Charles Weems
Award Recipient


Charles Weems is a Professor of Computer Science at the University of Massachusetts, Amherst, co-author of 28 textbooks, and one of the leaders of the Center for Parallel and Distributed Computing Curriculum Development and Educational Resources (CDER).

Starting in 1984, he worked with Nell Dale to develop a series of books that defined a new paradigm for introductory programming and data structures education, focusing on algorithmic problem solving, pedagogically based on a carefully constructed progression of concepts, and employing inclusive language and examples.

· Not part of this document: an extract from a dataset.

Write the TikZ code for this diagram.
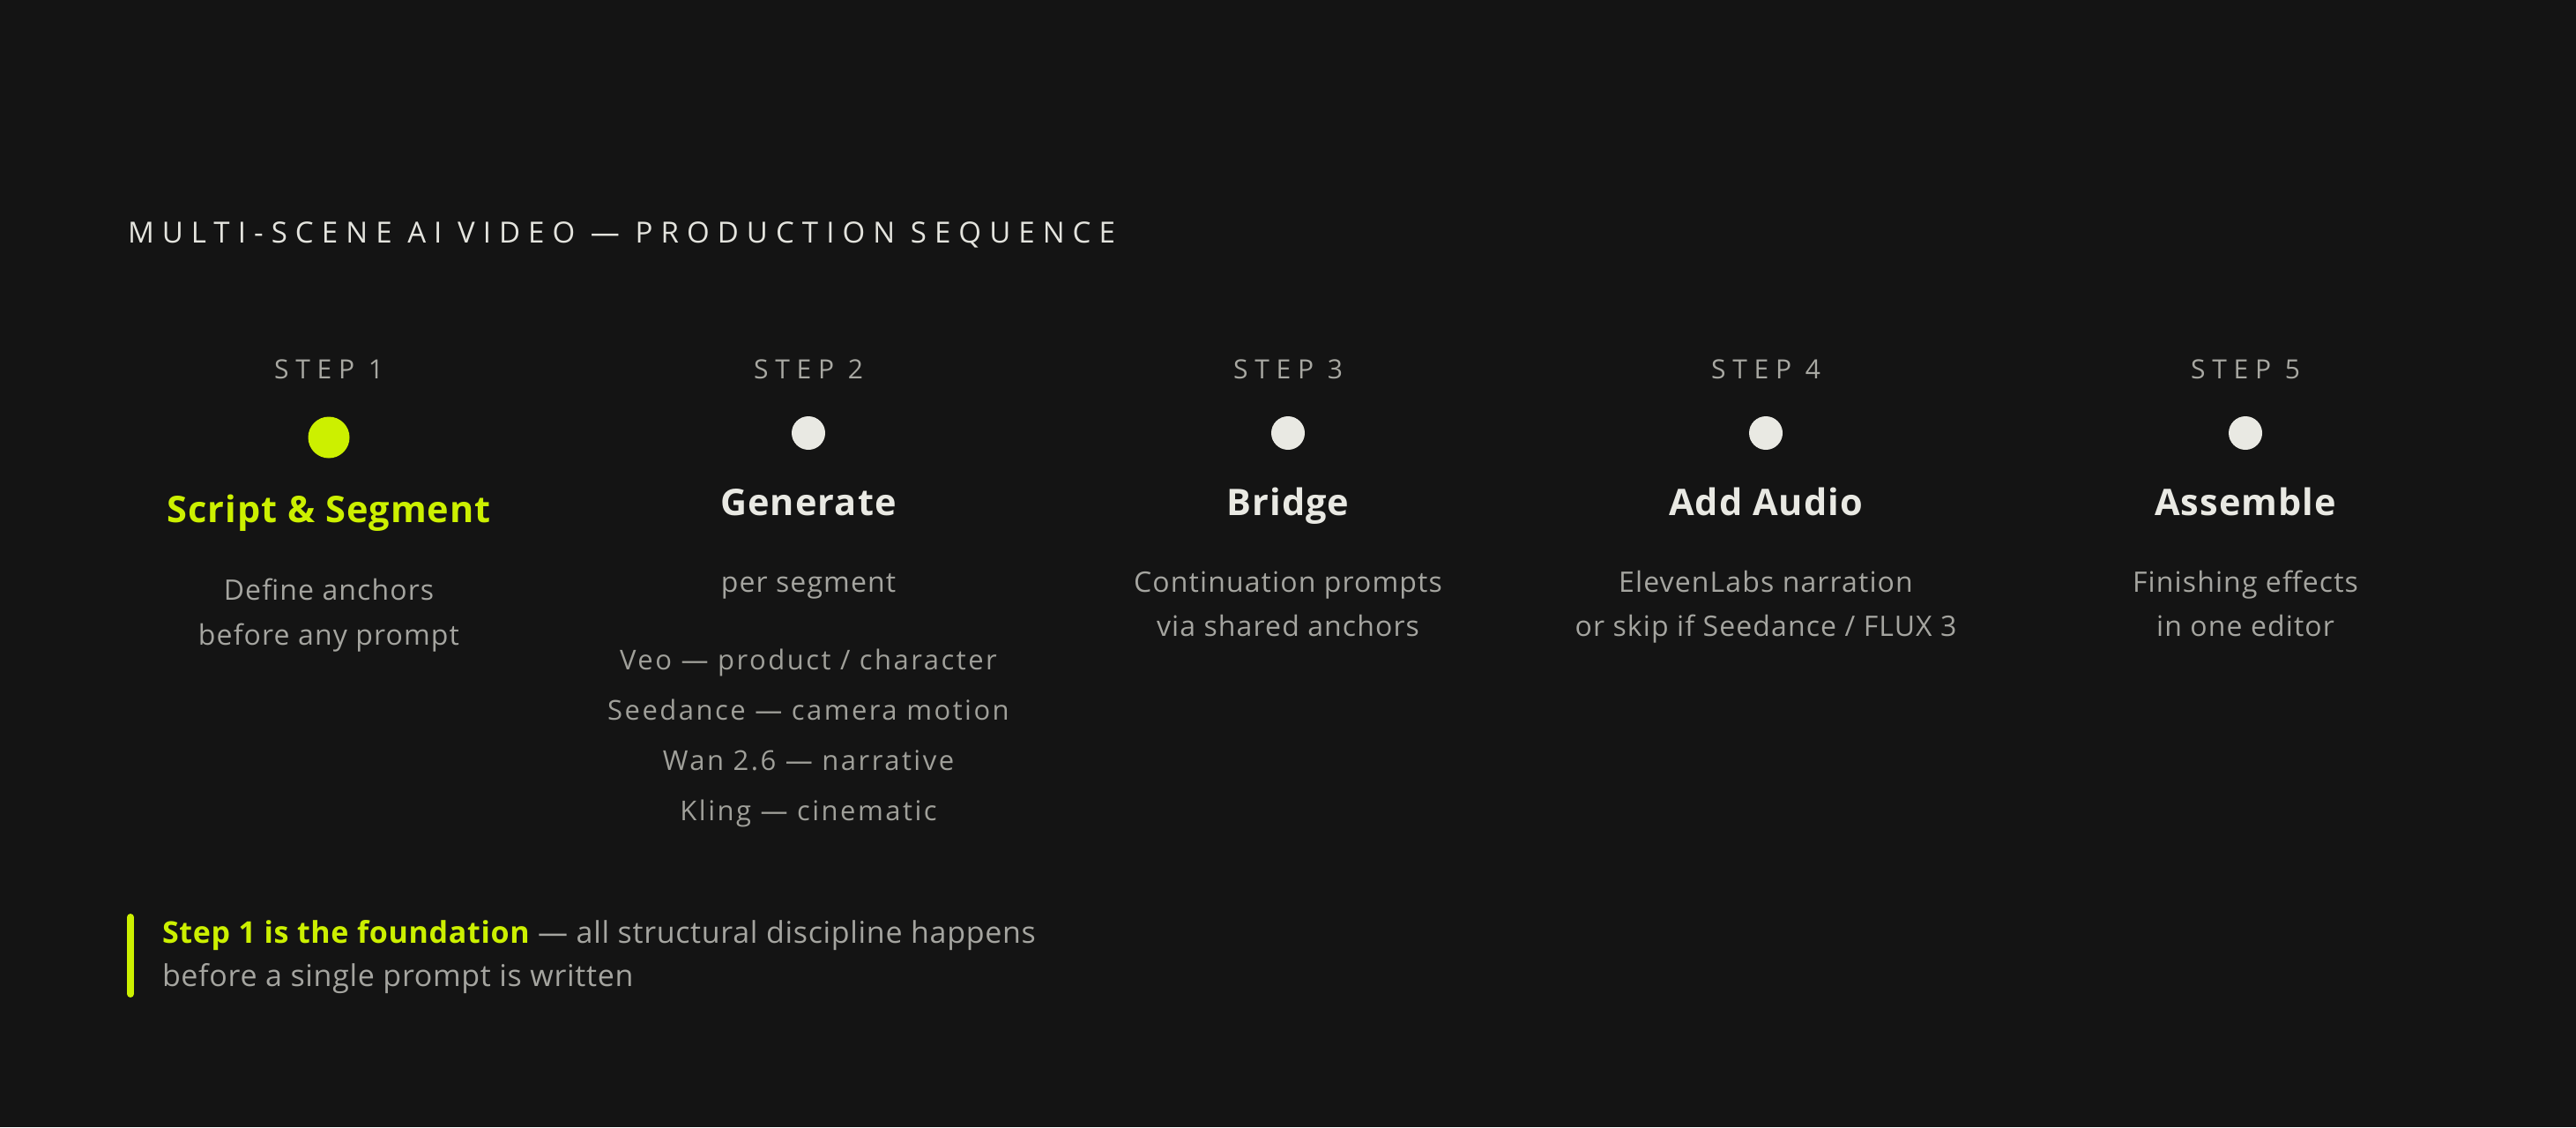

His work on the CDER curriculum influenced the ACM 2013 Curriculum and AP Computer Science Principles course. Through CDER he has lead workshops empowering instructors to incorporate parallel and distributed computing concepts into courses, co-edited two monographs on parallel and distributed computing education, and helped organize the center’s EduPar and EduHPC workshops since their inception.

At UMass, he has worked with his department’s curriculum committee for over 25 years, leading it through major curriculum revisions. He is a recipient of the University Distinguished Teaching Award.

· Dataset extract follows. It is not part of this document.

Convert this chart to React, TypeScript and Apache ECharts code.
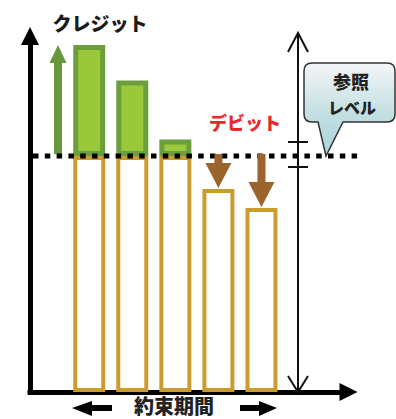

In 2002 he helped found a local Waldorf high school, creating and teaching a developmentally based, four-year, required, computer science curriculum, and has mentored other schools in implementing it. His service has also involved multiple roles in the IEEE TC on Parallel Processing, including the curriculum working group, and co-chairing the diversity and inclusion committee, and in the International Parallel and Distributed Processing Symposium – chairing it three times, and greatly expanding its workshops as a means of broadening its community.

Professor Weems conducts research in parallel architectures and algorithms. He led development of two generations of the Image Understanding Architecture (the first tightly-coupled, heterogeneous, massively parallel processor), with subsequent contributions on caches, nonvolatile memory systems, and multiprecision arithmetic on GPUs.

He is a Senior Member of the IEEE, an ACM Distinguished Educator, and a CSTA member.


2021 Taylor L. Booth Education Award
“For outstanding contributions to computer science education worldwide spanning four decades, through numerous textbooks, and curriculum development efforts.”